Every widget that renders model-controlled text gets a Textual pilot test (drive the real app headless, press keys, assert on the screen). The failure class this guards is real: model output containing markup-like text can crash or corrupt a widget that renders it as markup. New TUI surfaces ship with a pilot test that feeds them hostile text.

Kernel tests

The Julia kernel has two layers. Unit tests drive connection.py over an in-process socketpair, playing the Julia side byte-for-byte: framing, routing, and failure paths with no Julia at all. Integration tests run the real kernel: eval round-trips, fd-level output capture (C printf), interrupt-under-load, and cancel recovery. Two of them are the protocol's safety net and intentionally stress race conditions (test_interrupt_during_heavy_printing_repeatedly, the bounded cancel test). Treat a flake there as a real bug until proven otherwise.

Eval tests

tests/test_eval_bench.py runs entirely offline: scorers against synthetic traces, RunConfig hashing stability, and an import-and-build of every task suite so API drift in the entrypoint files fails fast. The whole module skips when the eval extra is not installed. Live model calls never run under pytest. They are bench runs (evaluation).

What CI runs

ci.yml: lint, the unit suite on Linux/macOS/Windows, the kernel integration job, and the plot job (instantiates the JutulDarcy env under xvfb, renders a real GLMakie figure).
simulators.yml: per-simulator env instantiate + smoke, on PRs and weekly.
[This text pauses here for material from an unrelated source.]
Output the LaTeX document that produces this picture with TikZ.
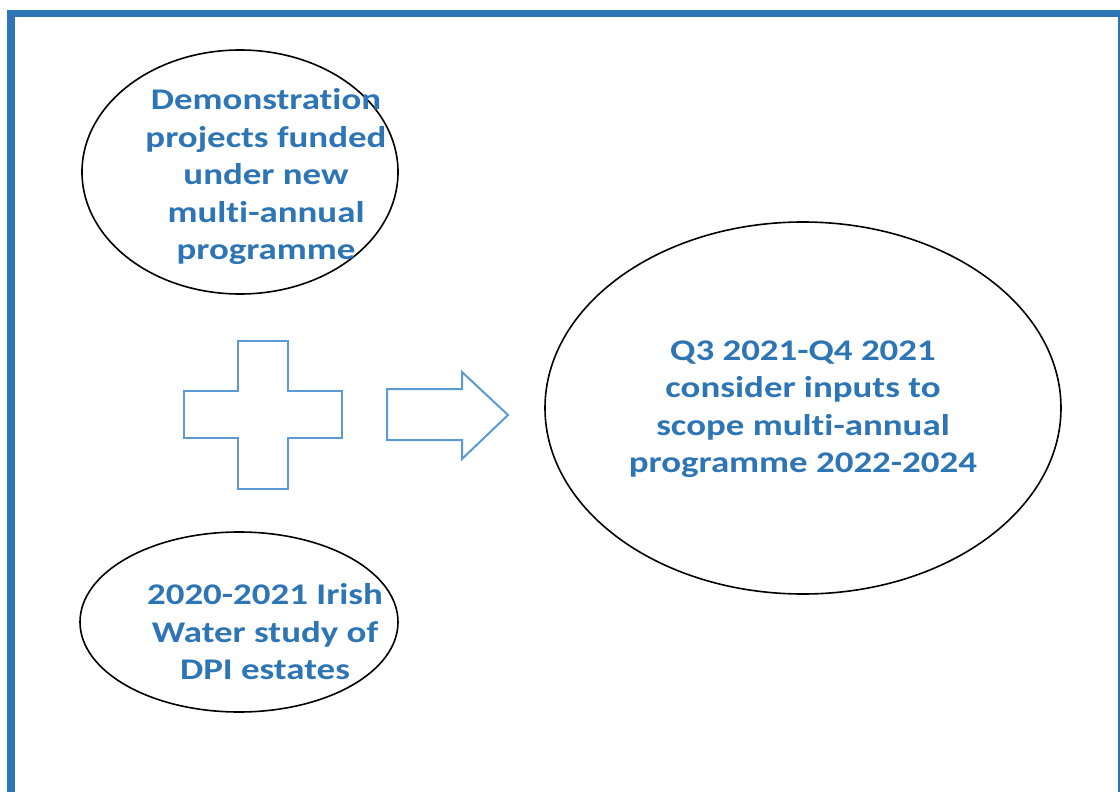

The weekly schedule is the upstream-breakage canary, since envs carry no version pins. Both instantiate steps use an explicit Pkg.precompile() because best-effort auto-precompile exits 0 on failure (see development).

Conventions for new tests

Unit by default. Mark integration the moment a test needs Julia.
Gate on prerequisites with a skip and a reason, never a hard fail.
Test through public seams (JuliaSession, backends, TurnRunner), not internals, so implementation rewrites keep their tests.
When a real failure surfaces in use, pin it: a regression test if it is mechanical, a bench task if it is behavioral.